[Exercise inputs]
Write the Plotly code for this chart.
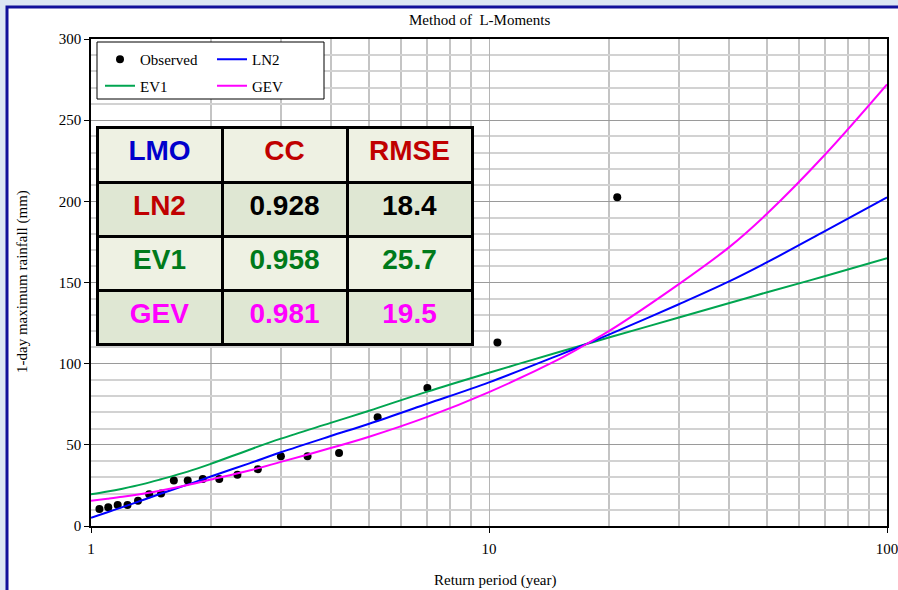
import plotly.graph_objects as go

# observed annual 1-day maxima, plotted at Weibull return periods
T_OBS = [21.0, 10.5, 7.0, 5.25, 4.2, 3.5, 3.0, 2.625, 2.333, 2.1,
         1.909, 1.75, 1.615, 1.5, 1.4, 1.3125, 1.235, 1.167, 1.105, 1.05]
RAIN_OBS = [202.5, 113, 85, 67, 45, 43, 43, 35, 31.5, 29,
            29, 28, 28, 20, 19.5, 15.5, 13, 13, 11.5, 10.5]

# fitted curves (L-moments)
T_FIT = [1.0, 1.1, 1.2, 1.35, 1.5, 1.75, 2, 2.5, 3, 4, 5, 7,
         10, 15, 17.4, 20, 30, 40, 50, 70, 100]
LN2 = [5.1, 8.5, 11.6, 16, 20, 25.5, 30.5, 38.6, 45.4, 55.4, 63, 75.3,
       88.5, 105.3, 111.7, 117.9, 136.6, 150.5, 162.5, 181.8, 202.5]
EV1 = [19.5, 21.2, 23.0, 25.8, 28.8, 33.5, 38.3, 47, 53.8, 63.5, 71, 82.8,
       94.4, 107.2, 111.8, 116.1, 128.4, 137.2, 144, 154, 165]
GEV = [15.6, 16.8, 18.0, 19.9, 21.9, 25.3, 28.6, 34.2, 39.5, 48, 55, 67.2,
       82.5, 102.8, 111.5, 120, 149, 171.5, 192.5, 229, 272]

# goodness-of-fit table
TBL_HEAD = ["LMO", "CC", "RMSE"]
TBL_DIST = ["LN2", "EV1", "GEV"]
TBL_CC = ["0.928", "0.958", "0.981"]
TBL_RMSE = ["18.4", "25.7", "19.5"]

SERIF = "Liberation Serif, Times New Roman, serif"
SANS = "Liberation Sans, Arial, sans-serif"
ROW_COLORS = ["#c00000", "#007a1a", "#ff00ff"]
ROW_COLORS_NUM = ["#000000", "#007a1a", "#ff00ff"]
ROW_FILLS = ["#dfe7d3", "#eef1e3", "#dfe7d3"]

# plot area in pixels
W, H = 898, 590
L, R, T, B = 91, 11, 39, 64
PW, PH = W - L - R, H - T - B


def px_x(x):
    return (x - L) / PW


def px_y(y):
    return (H - B - y) / PH


def build():
    fig = go.Figure()

    fig.add_trace(go.Scatter(
        x=T_OBS, y=RAIN_OBS, mode="markers", name="Observed",
        marker=dict(color="black", size=8), legend="legend", legendgroup="a"
    ))
    fig.add_trace(go.Scatter(
        x=T_FIT, y=EV1, mode="lines", name="EV1", line_shape="spline",
        line=dict(color="#00a550", width=2), legend="legend", legendgroup="b"
    ))
    fig.add_trace(go.Scatter(
        x=T_FIT, y=LN2, mode="lines", name="LN2", line_shape="spline",
        line=dict(color="#0000ff", width=2), legend="legend2", legendgroup="c"
    ))
    fig.add_trace(go.Scatter(
        x=T_FIT, y=GEV, mode="lines", name="GEV", line_shape="spline",
        line=dict(color="#ff00ff", width=2), legend="legend2", legendgroup="d"
    ))

    # table of fit statistics
    col0 = [f"<b>{d}</b>" for d in TBL_DIST]
    col1 = [f"<b>{v}</b>" for v in TBL_CC]
    col2 = [f"<b>{v}</b>" for v in TBL_RMSE]
    fig.add_trace(go.Table(
        domain=dict(x=[px_x(97), px_x(472)], y=[px_y(346), px_y(127)]),
        columnwidth=[1, 1, 1],
        header=dict(
            values=[f"<b>{h}</b>" for h in TBL_HEAD],
            fill_color="#eef1e3",
            line=dict(color="black", width=3),
            align="center", height=55,
            font=dict(family=SANS, size=28, color=["#0000cc", "#c00000", "#c00000"]),
        ),
        cells=dict(
            values=[col0, col1, col2],
            fill_color=[ROW_FILLS] * 3,
            line=dict(color="black", width=3),
            align="center", height=54,
            font=dict(family=SANS, size=28,
                      color=[ROW_COLORS, ROW_COLORS_NUM, ROW_COLORS_NUM]),
        ),
    ))

    shapes = [
        # white chart frame with dark blue border
        dict(type="rect", xref="paper", yref="paper",
             x0=px_x(7), x1=px_x(940), y0=px_y(640), y1=px_y(7),
             fillcolor="white", line=dict(color="#10109a", width=3), layer="below"),
        # legend box
        dict(type="rect", xref="paper", yref="paper",
             x0=px_x(97), x1=px_x(324), y0=px_y(99), y1=px_y(42),
             fillcolor="white", line=dict(color="black", width=1), layer="above"),
    ]

    annotations = [
        dict(text="Method of  L-Moments", x=px_x(479), y=px_y(20)),
        dict(text="Return period (year)", x=px_x(495), y=px_y(580)),
        dict(text="1-day maximum rainfall (mm)", x=px_x(22), y=px_y(282), textangle=-90),
    ]
    for a in annotations:
        a.update(xref="paper", yref="paper", xanchor="center", yanchor="middle",
                 showarrow=False, font=dict(family=SERIF, size=15, color="black"))

    fig.update_layout(
        width=W, height=H,
        margin=dict(l=L, r=R, t=T, b=B),
        paper_bgcolor="#dbe6f3",
        plot_bgcolor="white",
        font=dict(family=SERIF, size=15, color="black"),
        showlegend=True,
        legend=dict(x=px_x(100), y=px_y(43), xanchor="left", yanchor="top",
                    bgcolor="rgba(0,0,0,0)", tracegroupgap=4, font=dict(size=15)),
        legend2=dict(x=px_x(212), y=px_y(43), xanchor="left", yanchor="top",
                     bgcolor="rgba(0,0,0,0)", tracegroupgap=4, font=dict(size=15)),
        shapes=shapes,
        annotations=annotations,
        xaxis=dict(
            type="log", range=[0, 2], automargin=False,
            tickvals=[1, 10, 100], ticktext=["1", "10", "100"],
            ticks="outside", ticklen=5, tickcolor="black", ticklabelstandoff=3,
            ticklabeloverflow="allow",
            showline=True, linecolor="black", linewidth=1.5, mirror=True,
            showgrid=True, gridcolor="#b4b4b4", gridwidth=1,
            minor=dict(tickvals=[2, 3, 4, 5, 6, 7, 8, 9, 20, 30, 40, 50, 60, 70, 80, 90],
                       showgrid=True, gridcolor="#c4c4c4", gridwidth=1.5, ticks=""),
            zeroline=False,
        ),
        yaxis=dict(
            range=[0, 300], dtick=50, automargin=False,
            ticks="outside", ticklen=5, tickcolor="black",
            showline=True, linecolor="black", linewidth=1.5, mirror=True,
            showgrid=True, gridcolor="#9a9a9a", gridwidth=1,
            minor=dict(dtick=10, showgrid=True, gridcolor="#d2d2d2", gridwidth=1.5, ticks=""),
            zeroline=False,
        ),
    )
    return fig


fig = build()
fig.write_html("out.html", config={"displayModeBar": False},
               post_script="document.body.style.margin='0';")
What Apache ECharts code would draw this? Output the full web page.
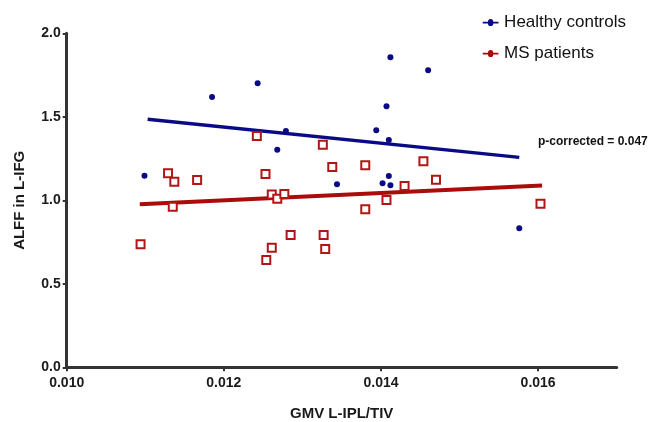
<!DOCTYPE html>
<html>
<head>
<meta charset="utf-8">
<script src="https://cdn.jsdelivr.net/npm/echarts@6/dist/echarts.min.js"></script>
<style>
    html, body { margin: 0; padding: 0; background: #fff; }
    #container { width: 654px; height: 422px; }
</style>
</head>
<body>
<div id="container"></div>
<script>
// healthy controls: [GMV, ALFF]
var hcPoints = [
    [0.01099, 1.147], [0.01185, 1.619], [0.01243, 1.701], [0.01279, 1.415],
    [0.01268, 1.303], [0.01412, 1.856], [0.01460, 1.778], [0.01407, 1.563],
    [0.01394, 1.419], [0.01410, 1.361], [0.01410, 1.146], [0.01402, 1.102],
    [0.01412, 1.090], [0.01344, 1.096], [0.01576, 0.832]
];
// MS patients
var msPoints = [
    [0.01129, 1.162], [0.01137, 1.111], [0.01166, 1.122], [0.01135, 0.962],
    [0.01242, 1.385], [0.01253, 1.157], [0.01261, 1.034], [0.01268, 1.010],
    [0.01277, 1.038], [0.01326, 1.333], [0.01338, 1.199], [0.01380, 1.210],
    [0.01454, 1.234], [0.01470, 1.123], [0.01430, 1.086], [0.01407, 1.002],
    [0.01380, 0.946], [0.01603, 0.980], [0.01094, 0.737], [0.01254, 0.643],
    [0.01261, 0.716], [0.01285, 0.792], [0.01327, 0.792], [0.01329, 0.708]
];
// fitted lines (end points)
var hcFit = [[0.01103, 1.485], [0.01576, 1.257]];
var msFit = [[0.01093, 0.976], [0.01605, 1.088]];

var xTicks = [0.010, 0.012, 0.014, 0.016];
var yTicks = [0.0, 0.5, 1.0, 1.5, 2.0];
var pText = 'p-corrected = 0.047';

var blue = '#0a0a86';
var red = '#aa0b0b';
var axisColor = '#333333';
var font = 'Liberation Sans';

var legendIcon = 'path://M0,3h6a3,3 0 0 1 6,0h6v2h-6a3,3 0 0 1 -6,0h-6z';

var myChart = echarts.init(document.getElementById('container'));
var option = {
    animation: false,
    backgroundColor: '#ffffff',
    grid: {
        left: 66.7,
        right: 37.3,
        top: 33.3,
        bottom: 54.7,
        outerBoundsMode: 'none'
    },
    legend: {
        right: 23,
        top: 9,
        orient: 'vertical',
        itemGap: 14,
        itemWidth: 17,
        itemHeight: 7,
        textStyle: { fontFamily: font, fontSize: 17, color: '#111' },
        data: [
            { name: 'Healthy controls', icon: legendIcon, itemStyle: { color: blue } },
            { name: 'MS patients', icon: legendIcon, itemStyle: { color: red } }
        ]
    },
    xAxis: {
        type: 'value',
        min: 0.010,
        max: 0.017,
        interval: 0.002,
        name: 'GMV L-IPL/TIV',
        nameLocation: 'middle',
        nameGap: 39,
        nameTextStyle: { fontFamily: font, fontWeight: 'bold', fontSize: 15, color: '#1a1a1a' },
        splitLine: { show: false },
        axisLine: { lineStyle: { color: axisColor, width: 3 } },
        axisTick: { length: 4, lineStyle: { color: axisColor, width: 2 } },
        axisLabel: {
            margin: 9,
            fontFamily: font,
            fontWeight: 'bold',
            fontSize: 14,
            color: '#1a1a1a',
            showMaxLabel: false,
            formatter: function (v) {
                var r = Number(Number(v).toFixed(3));
                return xTicks.indexOf(r) >= 0 ? r.toFixed(3) : '';
            }
        }
    },
    yAxis: {
        type: 'value',
        min: 0,
        max: 2,
        interval: 0.5,
        name: 'ALFF in L-IFG',
        nameLocation: 'middle',
        nameRotate: 90,
        nameGap: 39,
        nameTextStyle: { fontFamily: font, fontWeight: 'bold', fontSize: 15, color: '#1a1a1a' },
        splitLine: { show: false },
        axisLine: { lineStyle: { color: axisColor, width: 3 } },
        axisTick: { length: 4, lineStyle: { color: axisColor, width: 2 } },
        axisLabel: {
            margin: 6,
            fontFamily: font,
            fontWeight: 'bold',
            fontSize: 14,
            color: '#1a1a1a',
            formatter: function (v) { return yTicks.indexOf(v) >= 0 ? v.toFixed(1) : ''; }
        }
    },
    graphic: [{
        type: 'text',
        left: 538,
        top: 136,
        style: {
            text: pText,
            fontFamily: font,
            fontWeight: 'bold',
            fontSize: 12,
            fill: '#111'
        }
    }],
    series: [{
        name: 'Healthy controls',
        type: 'line',
        data: hcFit,
        symbol: 'none',
        lineStyle: { color: blue, width: 3.5 },
        itemStyle: { color: blue },
        z: 2
    }, {
        name: 'MS patients',
        type: 'line',
        data: msFit,
        symbol: 'none',
        lineStyle: { color: red, width: 4 },
        itemStyle: { color: red },
        z: 2
    }, {
        name: 'Healthy controls',
        type: 'scatter',
        data: hcPoints,
        symbol: 'circle',
        symbolSize: 6,
        itemStyle: { color: blue, opacity: 1 },
        z: 3
    }, {
        name: 'MS patients',
        type: 'scatter',
        data: msPoints,
        symbol: 'rect',
        symbolSize: 8,
        itemStyle: { color: '#ffffff', borderColor: '#b01616', borderWidth: 2, opacity: 1 },
        z: 3
    }]
};
myChart.setOption(option);
</script>
</body>
</html>
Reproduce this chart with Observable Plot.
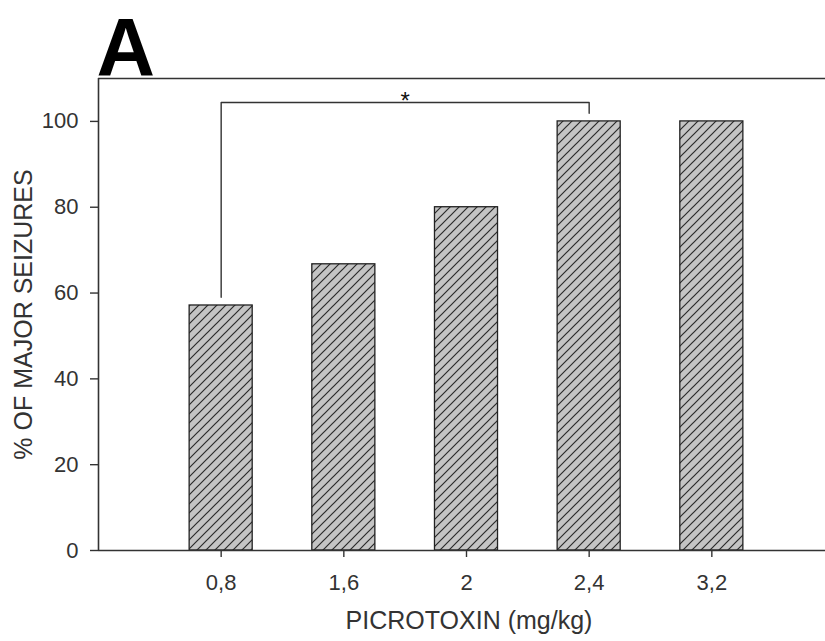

[Exercise] Your task is to gather all lines from the entries above that hold the word "with".

[The solution]
        # white chart frame with dark blue border
Reproduce this chart with Observable Plot.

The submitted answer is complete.